[Stored records start]

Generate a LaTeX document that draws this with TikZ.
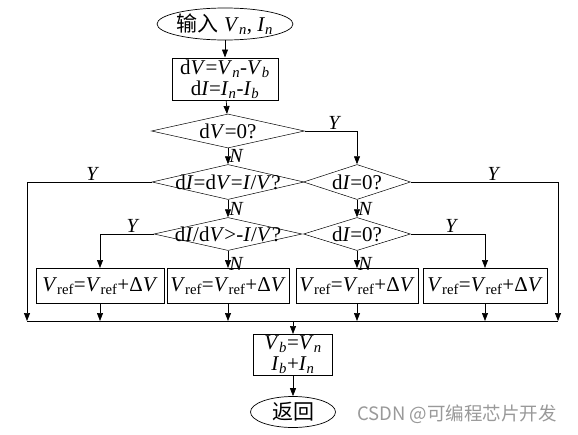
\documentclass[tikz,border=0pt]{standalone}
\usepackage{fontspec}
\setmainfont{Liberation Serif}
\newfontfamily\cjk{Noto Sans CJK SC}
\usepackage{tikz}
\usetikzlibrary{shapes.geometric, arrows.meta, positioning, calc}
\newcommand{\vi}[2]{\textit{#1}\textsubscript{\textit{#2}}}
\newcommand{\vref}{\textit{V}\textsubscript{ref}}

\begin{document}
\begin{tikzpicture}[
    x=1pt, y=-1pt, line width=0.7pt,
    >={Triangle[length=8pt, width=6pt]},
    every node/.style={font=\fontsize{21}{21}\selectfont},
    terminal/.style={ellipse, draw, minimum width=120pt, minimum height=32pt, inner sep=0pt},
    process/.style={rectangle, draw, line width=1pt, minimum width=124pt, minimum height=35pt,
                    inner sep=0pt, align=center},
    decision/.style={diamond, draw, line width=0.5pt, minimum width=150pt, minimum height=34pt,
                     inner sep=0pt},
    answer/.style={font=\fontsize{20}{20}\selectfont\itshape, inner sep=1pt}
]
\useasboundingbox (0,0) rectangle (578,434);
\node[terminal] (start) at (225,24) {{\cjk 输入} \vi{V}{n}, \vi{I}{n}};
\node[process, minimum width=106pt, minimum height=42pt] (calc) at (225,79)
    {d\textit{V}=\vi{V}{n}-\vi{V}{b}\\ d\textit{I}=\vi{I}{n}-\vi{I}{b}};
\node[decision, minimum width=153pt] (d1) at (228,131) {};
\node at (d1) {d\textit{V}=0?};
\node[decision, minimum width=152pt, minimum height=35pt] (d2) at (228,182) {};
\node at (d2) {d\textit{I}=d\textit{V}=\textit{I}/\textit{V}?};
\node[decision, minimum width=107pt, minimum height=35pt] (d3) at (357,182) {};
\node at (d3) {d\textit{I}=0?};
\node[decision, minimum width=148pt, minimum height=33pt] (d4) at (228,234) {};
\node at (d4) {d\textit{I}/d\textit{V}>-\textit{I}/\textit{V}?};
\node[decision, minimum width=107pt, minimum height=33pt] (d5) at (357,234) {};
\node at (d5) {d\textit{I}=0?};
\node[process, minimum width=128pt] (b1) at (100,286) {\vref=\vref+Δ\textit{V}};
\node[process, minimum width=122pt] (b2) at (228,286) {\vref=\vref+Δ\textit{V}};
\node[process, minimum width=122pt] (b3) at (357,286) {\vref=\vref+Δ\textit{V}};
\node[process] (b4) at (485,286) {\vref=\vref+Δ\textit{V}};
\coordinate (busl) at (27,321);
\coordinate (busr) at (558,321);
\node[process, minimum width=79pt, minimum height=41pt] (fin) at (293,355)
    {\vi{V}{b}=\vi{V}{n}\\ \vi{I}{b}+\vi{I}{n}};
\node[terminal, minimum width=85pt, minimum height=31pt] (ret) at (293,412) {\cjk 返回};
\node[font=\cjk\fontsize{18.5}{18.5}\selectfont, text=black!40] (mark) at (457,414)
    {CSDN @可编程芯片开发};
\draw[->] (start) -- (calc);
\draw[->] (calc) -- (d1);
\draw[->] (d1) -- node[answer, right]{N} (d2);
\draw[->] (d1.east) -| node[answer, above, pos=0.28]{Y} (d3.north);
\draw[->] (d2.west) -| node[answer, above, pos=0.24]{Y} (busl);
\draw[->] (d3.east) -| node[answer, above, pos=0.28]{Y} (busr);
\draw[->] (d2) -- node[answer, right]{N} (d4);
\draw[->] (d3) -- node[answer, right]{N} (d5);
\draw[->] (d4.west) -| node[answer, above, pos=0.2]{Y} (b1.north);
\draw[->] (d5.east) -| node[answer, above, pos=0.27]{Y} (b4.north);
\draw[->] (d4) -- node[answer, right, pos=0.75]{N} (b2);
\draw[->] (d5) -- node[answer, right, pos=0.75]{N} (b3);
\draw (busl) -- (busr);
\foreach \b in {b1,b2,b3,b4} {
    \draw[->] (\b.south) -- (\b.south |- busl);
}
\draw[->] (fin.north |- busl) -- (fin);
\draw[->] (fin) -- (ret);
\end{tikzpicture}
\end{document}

[Stored records end]
[Stored records start]

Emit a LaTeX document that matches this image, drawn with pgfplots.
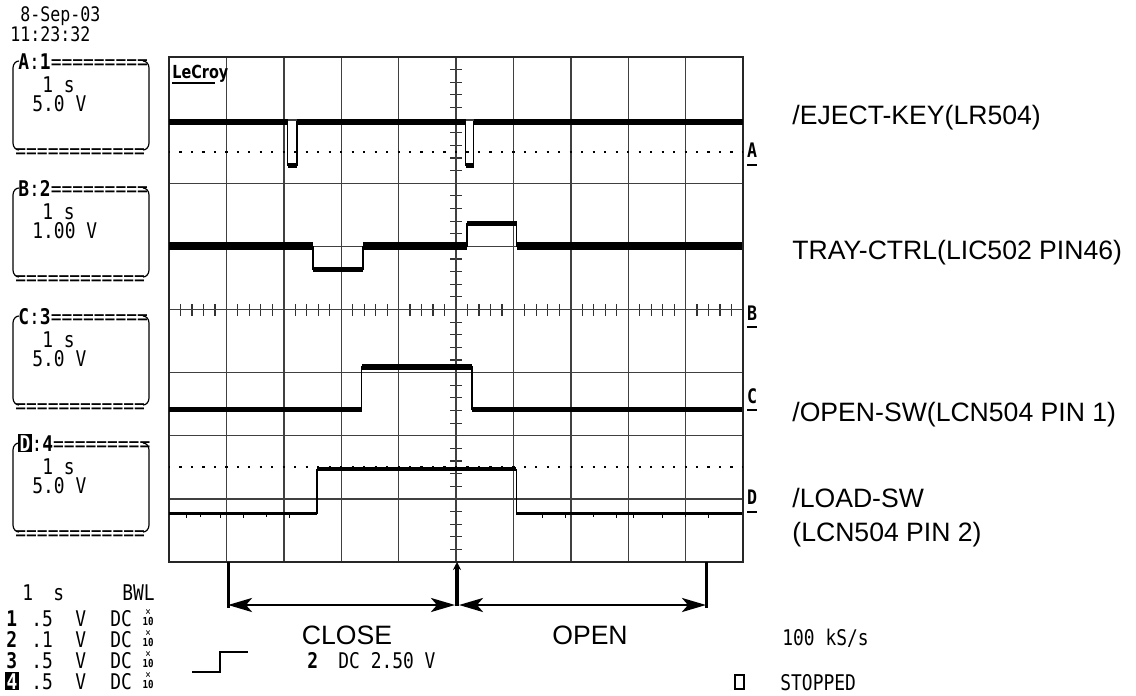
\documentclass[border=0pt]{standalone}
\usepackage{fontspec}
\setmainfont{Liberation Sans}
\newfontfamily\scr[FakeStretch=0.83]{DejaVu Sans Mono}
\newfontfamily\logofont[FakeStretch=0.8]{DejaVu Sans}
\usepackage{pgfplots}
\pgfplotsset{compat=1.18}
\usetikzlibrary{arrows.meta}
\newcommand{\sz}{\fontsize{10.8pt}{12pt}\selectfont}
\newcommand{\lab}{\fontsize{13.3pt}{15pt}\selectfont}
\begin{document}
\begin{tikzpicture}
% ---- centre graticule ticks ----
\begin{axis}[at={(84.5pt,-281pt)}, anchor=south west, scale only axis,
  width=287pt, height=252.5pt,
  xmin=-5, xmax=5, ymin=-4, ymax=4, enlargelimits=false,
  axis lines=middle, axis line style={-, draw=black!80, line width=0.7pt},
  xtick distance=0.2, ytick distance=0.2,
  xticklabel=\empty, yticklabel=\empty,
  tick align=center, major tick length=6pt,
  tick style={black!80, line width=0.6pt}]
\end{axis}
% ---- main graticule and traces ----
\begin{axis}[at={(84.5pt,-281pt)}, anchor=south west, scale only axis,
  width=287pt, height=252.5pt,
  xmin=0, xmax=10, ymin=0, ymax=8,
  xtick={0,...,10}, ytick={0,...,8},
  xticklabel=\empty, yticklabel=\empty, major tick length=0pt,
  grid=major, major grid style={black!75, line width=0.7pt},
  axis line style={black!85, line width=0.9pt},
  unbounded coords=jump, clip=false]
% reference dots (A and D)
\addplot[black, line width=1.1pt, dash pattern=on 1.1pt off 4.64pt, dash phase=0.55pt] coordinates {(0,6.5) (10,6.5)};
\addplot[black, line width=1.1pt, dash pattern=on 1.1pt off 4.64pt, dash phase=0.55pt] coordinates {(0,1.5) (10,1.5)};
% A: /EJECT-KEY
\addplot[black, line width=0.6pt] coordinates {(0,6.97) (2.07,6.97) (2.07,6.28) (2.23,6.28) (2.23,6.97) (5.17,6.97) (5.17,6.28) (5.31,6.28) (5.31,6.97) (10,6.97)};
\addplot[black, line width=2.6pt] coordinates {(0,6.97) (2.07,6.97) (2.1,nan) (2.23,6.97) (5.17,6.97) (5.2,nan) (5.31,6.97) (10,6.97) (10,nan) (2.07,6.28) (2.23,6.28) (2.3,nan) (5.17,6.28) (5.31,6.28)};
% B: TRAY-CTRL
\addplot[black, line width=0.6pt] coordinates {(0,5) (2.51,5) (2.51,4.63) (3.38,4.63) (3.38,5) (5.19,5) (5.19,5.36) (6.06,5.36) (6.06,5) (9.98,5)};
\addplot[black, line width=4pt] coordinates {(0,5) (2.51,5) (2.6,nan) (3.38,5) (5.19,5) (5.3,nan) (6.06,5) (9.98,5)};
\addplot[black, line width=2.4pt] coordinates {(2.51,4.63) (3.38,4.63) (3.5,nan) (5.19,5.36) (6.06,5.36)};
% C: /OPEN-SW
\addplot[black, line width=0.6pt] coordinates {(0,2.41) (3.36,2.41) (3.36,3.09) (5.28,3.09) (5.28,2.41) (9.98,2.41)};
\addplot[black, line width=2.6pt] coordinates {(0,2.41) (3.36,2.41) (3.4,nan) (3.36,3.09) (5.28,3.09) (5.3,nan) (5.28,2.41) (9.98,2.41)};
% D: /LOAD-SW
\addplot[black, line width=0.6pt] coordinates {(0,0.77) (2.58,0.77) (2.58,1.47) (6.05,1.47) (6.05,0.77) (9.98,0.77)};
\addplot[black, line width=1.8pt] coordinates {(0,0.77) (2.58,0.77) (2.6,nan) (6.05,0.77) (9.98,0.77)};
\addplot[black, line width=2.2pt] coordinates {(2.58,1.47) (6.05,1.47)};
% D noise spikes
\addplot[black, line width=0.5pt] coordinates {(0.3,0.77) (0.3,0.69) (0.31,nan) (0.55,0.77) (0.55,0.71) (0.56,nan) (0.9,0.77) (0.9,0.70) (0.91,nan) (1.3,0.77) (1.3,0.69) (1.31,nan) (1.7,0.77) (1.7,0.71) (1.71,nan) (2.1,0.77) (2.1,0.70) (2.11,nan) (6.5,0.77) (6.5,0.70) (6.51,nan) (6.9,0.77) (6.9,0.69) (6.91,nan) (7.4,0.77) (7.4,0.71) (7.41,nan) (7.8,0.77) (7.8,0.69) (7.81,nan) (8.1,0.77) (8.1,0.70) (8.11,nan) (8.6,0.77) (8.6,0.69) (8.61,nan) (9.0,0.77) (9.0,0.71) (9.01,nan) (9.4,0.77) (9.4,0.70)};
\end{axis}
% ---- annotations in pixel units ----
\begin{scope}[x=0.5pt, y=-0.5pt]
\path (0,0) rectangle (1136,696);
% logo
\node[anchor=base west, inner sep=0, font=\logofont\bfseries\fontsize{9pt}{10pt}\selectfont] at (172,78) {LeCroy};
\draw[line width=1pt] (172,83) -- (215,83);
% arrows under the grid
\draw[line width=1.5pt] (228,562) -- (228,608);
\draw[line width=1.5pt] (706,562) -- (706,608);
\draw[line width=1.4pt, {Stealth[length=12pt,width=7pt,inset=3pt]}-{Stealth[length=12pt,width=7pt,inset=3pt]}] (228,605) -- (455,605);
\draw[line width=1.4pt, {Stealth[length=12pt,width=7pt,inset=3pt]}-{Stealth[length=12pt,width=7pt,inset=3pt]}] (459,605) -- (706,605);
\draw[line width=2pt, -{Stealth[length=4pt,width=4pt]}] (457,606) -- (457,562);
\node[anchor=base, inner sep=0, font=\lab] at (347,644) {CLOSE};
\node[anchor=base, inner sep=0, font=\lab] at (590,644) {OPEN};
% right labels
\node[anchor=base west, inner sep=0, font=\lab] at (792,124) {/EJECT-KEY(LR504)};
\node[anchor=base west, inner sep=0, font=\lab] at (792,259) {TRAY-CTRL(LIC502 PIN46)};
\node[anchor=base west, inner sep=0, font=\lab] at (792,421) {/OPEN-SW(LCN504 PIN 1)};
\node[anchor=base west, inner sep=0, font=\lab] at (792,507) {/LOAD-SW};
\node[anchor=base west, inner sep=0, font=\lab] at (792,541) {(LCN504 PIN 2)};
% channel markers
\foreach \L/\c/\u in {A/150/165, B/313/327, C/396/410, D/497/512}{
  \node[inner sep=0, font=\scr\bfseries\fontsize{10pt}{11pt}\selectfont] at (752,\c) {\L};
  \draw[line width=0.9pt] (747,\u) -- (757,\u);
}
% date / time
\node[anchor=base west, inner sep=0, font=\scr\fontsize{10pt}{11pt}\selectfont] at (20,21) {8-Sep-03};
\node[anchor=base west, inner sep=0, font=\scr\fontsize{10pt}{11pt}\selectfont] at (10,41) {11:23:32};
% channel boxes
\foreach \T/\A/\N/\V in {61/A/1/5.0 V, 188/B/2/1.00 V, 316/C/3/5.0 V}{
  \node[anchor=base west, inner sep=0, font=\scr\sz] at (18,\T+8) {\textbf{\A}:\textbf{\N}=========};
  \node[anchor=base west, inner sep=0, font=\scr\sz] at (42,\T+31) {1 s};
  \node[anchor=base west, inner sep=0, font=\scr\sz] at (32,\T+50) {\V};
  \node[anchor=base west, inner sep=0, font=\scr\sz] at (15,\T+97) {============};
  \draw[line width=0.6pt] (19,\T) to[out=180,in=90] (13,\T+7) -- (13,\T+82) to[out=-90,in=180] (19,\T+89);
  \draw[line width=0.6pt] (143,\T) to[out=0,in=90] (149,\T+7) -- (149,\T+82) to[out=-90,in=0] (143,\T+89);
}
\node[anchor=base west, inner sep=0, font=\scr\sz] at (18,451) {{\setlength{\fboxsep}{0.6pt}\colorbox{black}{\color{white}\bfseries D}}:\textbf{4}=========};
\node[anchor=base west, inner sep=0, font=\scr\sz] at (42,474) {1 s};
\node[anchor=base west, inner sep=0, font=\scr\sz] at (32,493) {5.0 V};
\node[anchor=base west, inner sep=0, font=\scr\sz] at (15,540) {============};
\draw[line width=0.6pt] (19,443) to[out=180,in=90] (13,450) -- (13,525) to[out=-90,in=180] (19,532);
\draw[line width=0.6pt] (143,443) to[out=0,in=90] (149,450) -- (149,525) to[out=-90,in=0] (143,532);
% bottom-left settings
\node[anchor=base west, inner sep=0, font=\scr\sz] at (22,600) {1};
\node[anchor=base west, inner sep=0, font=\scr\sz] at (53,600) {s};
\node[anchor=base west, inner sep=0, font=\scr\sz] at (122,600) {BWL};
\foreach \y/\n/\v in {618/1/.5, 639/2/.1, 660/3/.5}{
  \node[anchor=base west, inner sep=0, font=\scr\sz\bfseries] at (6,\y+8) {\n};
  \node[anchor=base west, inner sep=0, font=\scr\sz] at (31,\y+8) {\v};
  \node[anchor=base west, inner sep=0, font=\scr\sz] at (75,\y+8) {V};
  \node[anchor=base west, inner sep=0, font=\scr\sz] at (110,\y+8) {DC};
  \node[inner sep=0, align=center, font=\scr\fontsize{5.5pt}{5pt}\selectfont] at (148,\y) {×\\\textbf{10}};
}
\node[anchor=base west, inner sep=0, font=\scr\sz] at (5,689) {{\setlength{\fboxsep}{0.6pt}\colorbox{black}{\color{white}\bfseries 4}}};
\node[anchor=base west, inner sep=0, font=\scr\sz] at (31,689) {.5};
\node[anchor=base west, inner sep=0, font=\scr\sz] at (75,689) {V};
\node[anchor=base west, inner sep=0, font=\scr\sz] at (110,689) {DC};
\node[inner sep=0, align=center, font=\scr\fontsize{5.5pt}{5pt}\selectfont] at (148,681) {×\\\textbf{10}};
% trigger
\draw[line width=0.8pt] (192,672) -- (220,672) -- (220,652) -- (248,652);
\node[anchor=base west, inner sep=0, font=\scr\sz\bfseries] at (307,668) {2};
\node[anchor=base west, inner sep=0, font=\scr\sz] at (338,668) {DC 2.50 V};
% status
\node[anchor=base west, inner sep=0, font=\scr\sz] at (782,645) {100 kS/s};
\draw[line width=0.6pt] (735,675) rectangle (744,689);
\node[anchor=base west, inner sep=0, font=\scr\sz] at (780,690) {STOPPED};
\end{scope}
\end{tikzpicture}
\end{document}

[Stored records end]

Find every line in the records above that holds the word "this", and copy each one.

Generate a LaTeX document that draws this with TikZ.
Emit a LaTeX document that matches this image, drawn with pgfplots.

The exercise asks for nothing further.